**Given problem:** Find all lines in the listing that include the word "this", then copy them.

**Dataset records:**
=-=-=

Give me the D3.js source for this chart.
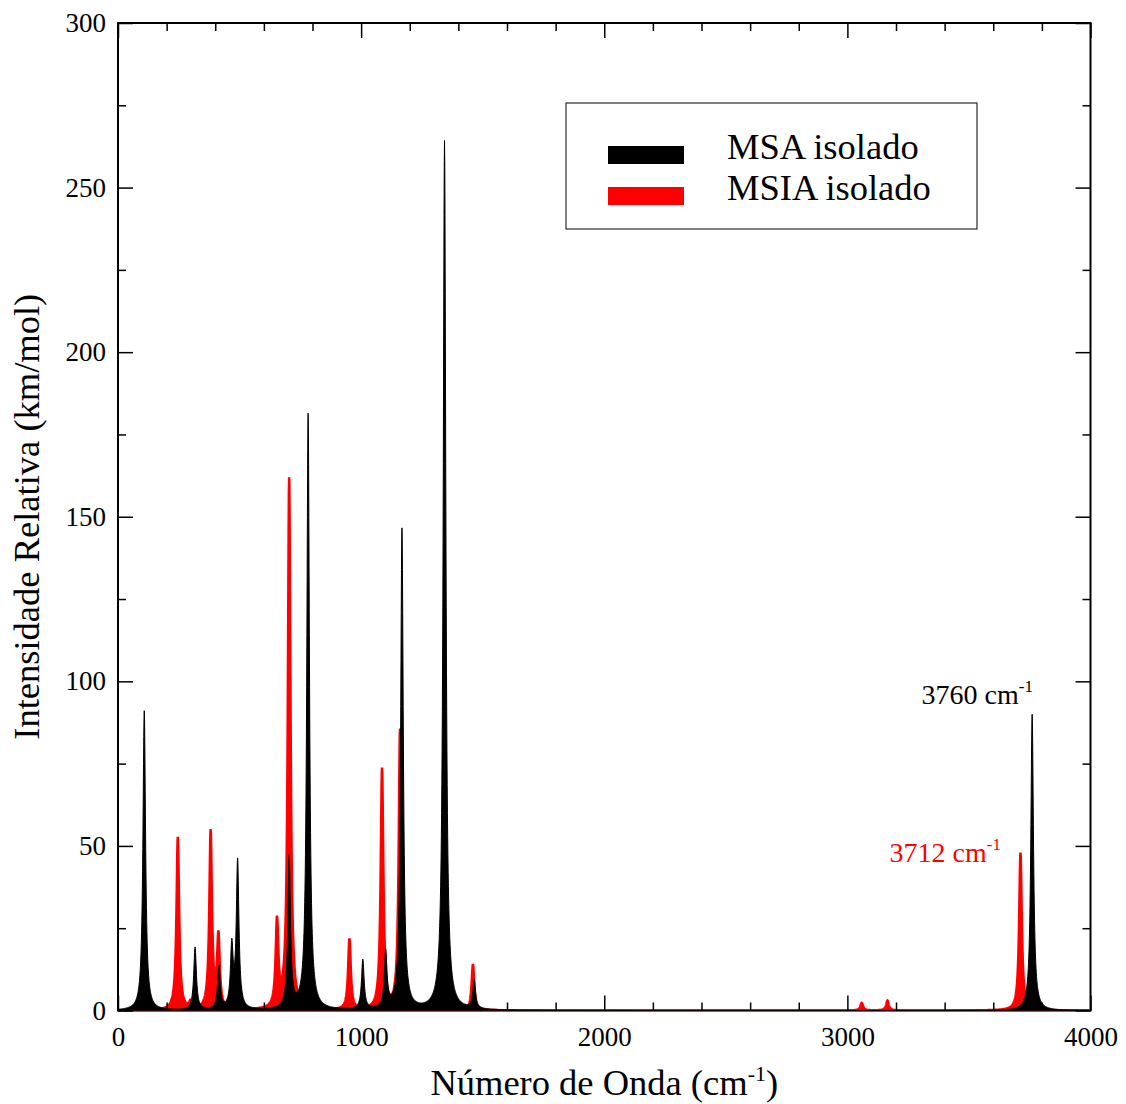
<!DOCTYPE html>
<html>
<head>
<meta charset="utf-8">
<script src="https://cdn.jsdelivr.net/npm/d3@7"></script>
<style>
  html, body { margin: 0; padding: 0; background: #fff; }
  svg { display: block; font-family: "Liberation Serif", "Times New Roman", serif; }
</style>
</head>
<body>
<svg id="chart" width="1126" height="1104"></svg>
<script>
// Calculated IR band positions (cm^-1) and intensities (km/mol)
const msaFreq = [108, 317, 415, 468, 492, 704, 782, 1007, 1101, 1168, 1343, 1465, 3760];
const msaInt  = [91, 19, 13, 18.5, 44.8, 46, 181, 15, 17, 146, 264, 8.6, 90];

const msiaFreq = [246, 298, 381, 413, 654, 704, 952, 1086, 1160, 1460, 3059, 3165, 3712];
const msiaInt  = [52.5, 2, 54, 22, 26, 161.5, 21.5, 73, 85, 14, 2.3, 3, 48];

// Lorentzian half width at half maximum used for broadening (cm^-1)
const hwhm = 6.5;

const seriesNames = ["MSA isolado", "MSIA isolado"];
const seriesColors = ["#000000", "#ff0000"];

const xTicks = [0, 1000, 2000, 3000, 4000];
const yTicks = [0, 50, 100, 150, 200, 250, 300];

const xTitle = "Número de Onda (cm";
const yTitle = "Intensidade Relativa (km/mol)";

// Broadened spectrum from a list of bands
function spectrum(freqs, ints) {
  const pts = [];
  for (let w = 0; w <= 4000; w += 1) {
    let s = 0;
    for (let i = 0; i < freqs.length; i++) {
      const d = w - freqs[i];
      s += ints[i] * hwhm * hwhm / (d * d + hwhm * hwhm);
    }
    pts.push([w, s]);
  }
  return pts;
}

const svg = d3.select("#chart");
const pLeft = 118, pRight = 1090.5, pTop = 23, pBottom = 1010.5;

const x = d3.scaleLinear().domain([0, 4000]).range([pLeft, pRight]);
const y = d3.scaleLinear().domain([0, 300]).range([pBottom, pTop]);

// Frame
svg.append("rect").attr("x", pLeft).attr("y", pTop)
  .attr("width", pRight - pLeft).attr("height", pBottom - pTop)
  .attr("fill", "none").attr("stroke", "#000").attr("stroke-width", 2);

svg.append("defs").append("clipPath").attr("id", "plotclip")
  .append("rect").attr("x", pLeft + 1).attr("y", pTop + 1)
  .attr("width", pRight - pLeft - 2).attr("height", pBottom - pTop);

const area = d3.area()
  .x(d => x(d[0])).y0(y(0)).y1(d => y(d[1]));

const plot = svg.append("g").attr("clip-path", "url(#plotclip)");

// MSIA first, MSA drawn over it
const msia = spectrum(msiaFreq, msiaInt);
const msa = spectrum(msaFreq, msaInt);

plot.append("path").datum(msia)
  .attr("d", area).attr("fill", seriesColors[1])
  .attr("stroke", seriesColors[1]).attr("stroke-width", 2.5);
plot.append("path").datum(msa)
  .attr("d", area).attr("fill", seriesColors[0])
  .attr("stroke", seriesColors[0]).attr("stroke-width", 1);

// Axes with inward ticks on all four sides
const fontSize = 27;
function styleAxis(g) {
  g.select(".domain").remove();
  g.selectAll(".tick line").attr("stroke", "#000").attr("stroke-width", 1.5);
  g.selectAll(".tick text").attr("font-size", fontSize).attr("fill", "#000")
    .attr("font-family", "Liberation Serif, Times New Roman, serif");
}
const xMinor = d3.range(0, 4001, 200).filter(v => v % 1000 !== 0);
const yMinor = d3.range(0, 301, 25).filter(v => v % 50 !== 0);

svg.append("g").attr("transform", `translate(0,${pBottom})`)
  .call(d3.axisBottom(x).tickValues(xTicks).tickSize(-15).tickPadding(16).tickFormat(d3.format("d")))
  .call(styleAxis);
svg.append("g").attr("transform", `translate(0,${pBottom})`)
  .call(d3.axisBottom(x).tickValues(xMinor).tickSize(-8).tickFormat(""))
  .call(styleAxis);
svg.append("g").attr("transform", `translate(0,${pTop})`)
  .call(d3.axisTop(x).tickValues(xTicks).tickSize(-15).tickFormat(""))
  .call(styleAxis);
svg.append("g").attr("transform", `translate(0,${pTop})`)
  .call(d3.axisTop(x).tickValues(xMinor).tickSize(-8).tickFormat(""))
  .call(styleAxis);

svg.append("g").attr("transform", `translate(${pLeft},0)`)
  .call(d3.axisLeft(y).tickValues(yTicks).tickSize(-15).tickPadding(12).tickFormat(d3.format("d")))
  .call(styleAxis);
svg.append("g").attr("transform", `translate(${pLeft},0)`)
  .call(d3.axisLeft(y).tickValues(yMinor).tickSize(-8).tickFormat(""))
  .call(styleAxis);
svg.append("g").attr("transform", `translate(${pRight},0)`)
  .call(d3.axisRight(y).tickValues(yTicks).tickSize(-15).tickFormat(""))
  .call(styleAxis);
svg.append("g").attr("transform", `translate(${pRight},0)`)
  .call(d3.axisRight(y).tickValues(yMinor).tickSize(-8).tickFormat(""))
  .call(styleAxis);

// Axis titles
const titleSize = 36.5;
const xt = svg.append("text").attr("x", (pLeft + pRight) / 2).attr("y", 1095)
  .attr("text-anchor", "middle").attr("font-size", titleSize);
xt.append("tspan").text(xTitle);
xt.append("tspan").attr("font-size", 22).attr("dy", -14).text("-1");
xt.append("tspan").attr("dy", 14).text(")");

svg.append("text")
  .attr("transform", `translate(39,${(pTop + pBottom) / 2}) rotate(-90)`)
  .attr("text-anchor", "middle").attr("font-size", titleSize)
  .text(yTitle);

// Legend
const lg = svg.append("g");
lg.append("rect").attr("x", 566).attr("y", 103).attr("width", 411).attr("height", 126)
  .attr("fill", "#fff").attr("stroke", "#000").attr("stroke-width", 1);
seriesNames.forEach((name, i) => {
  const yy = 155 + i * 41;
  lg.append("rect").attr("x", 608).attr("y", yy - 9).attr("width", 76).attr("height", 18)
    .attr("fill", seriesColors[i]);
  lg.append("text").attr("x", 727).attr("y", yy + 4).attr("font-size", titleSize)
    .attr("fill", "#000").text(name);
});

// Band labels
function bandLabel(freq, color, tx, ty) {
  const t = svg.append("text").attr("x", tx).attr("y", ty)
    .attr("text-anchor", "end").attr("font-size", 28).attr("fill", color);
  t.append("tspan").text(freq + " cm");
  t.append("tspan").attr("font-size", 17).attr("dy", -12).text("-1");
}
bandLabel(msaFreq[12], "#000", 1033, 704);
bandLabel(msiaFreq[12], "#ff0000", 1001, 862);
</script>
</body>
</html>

=-=-=

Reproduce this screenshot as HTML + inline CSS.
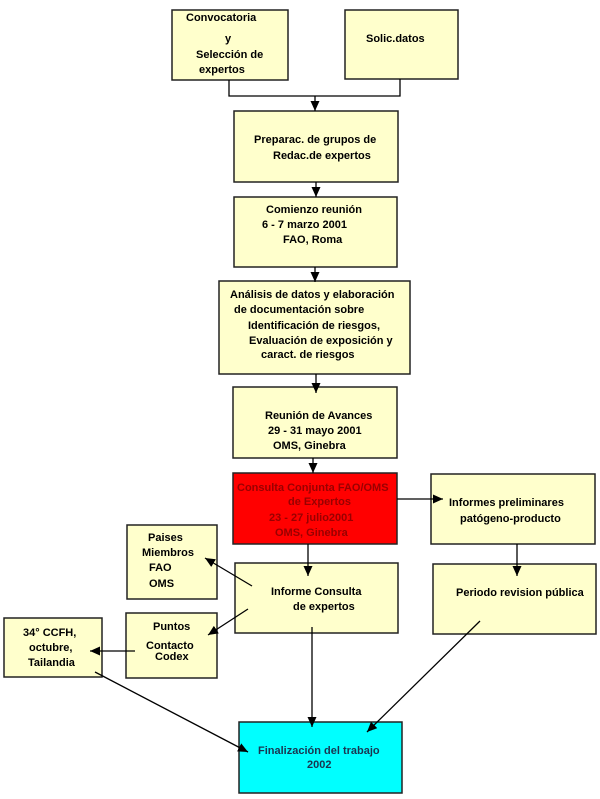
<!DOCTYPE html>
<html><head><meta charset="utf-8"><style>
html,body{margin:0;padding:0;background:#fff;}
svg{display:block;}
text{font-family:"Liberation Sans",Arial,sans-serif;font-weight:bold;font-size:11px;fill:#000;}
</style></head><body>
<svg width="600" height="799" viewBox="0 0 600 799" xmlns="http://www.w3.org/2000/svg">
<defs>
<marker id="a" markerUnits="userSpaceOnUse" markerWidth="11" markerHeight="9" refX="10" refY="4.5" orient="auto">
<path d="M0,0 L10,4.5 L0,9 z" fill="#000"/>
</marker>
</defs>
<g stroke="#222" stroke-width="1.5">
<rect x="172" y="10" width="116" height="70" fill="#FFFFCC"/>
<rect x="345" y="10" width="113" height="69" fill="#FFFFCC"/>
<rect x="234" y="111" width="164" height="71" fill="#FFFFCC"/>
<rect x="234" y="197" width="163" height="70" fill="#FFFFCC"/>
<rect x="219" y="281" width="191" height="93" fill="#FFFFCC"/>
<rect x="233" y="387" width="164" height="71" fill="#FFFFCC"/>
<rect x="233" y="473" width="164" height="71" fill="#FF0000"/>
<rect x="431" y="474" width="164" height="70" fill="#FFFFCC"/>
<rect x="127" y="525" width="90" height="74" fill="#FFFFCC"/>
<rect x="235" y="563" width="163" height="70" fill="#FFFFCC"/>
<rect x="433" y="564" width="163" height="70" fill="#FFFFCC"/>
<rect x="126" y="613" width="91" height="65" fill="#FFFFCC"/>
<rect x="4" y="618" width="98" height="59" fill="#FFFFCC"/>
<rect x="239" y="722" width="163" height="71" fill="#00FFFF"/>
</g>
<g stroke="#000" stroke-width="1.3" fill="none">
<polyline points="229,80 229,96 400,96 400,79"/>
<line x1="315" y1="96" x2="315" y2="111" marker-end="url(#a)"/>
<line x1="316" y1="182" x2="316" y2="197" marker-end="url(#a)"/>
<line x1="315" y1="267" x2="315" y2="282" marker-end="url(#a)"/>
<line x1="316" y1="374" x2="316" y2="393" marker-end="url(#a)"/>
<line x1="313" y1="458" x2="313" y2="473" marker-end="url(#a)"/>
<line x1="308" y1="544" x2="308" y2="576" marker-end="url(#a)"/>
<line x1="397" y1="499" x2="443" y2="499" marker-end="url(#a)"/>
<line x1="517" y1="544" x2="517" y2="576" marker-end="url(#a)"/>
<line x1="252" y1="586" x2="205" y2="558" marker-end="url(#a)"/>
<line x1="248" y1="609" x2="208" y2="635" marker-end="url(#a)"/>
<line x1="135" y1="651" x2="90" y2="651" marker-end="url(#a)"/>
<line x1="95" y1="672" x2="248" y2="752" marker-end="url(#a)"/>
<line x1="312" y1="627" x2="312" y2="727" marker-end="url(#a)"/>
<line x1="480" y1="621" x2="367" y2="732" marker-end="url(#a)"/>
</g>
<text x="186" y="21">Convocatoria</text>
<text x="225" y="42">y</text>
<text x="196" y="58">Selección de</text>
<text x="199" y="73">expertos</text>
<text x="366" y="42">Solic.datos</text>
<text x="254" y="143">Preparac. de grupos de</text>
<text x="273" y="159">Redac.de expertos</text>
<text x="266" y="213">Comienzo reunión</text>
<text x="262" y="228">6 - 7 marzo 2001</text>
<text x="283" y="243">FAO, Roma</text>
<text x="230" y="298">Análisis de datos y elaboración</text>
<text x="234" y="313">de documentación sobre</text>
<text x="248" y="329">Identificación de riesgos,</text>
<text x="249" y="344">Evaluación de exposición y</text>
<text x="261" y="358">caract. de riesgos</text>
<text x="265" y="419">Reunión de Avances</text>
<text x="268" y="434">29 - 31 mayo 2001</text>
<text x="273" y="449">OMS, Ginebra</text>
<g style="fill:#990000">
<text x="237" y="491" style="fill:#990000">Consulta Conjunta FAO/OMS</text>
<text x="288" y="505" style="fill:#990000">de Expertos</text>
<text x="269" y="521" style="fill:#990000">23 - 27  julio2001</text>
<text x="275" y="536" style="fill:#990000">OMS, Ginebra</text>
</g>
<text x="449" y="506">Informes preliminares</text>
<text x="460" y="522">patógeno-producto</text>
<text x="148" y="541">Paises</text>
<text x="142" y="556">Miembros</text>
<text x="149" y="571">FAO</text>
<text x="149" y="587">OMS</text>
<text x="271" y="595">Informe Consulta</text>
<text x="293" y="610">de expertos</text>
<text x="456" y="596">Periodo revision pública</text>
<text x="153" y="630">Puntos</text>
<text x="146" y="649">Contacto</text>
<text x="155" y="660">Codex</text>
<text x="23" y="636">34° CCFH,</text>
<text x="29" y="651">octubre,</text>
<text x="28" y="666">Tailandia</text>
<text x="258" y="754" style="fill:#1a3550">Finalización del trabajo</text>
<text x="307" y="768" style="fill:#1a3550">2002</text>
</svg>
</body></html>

=-=-=

**Task answer:**
Give me the D3.js source for this chart.
Reproduce this screenshot as HTML + inline CSS.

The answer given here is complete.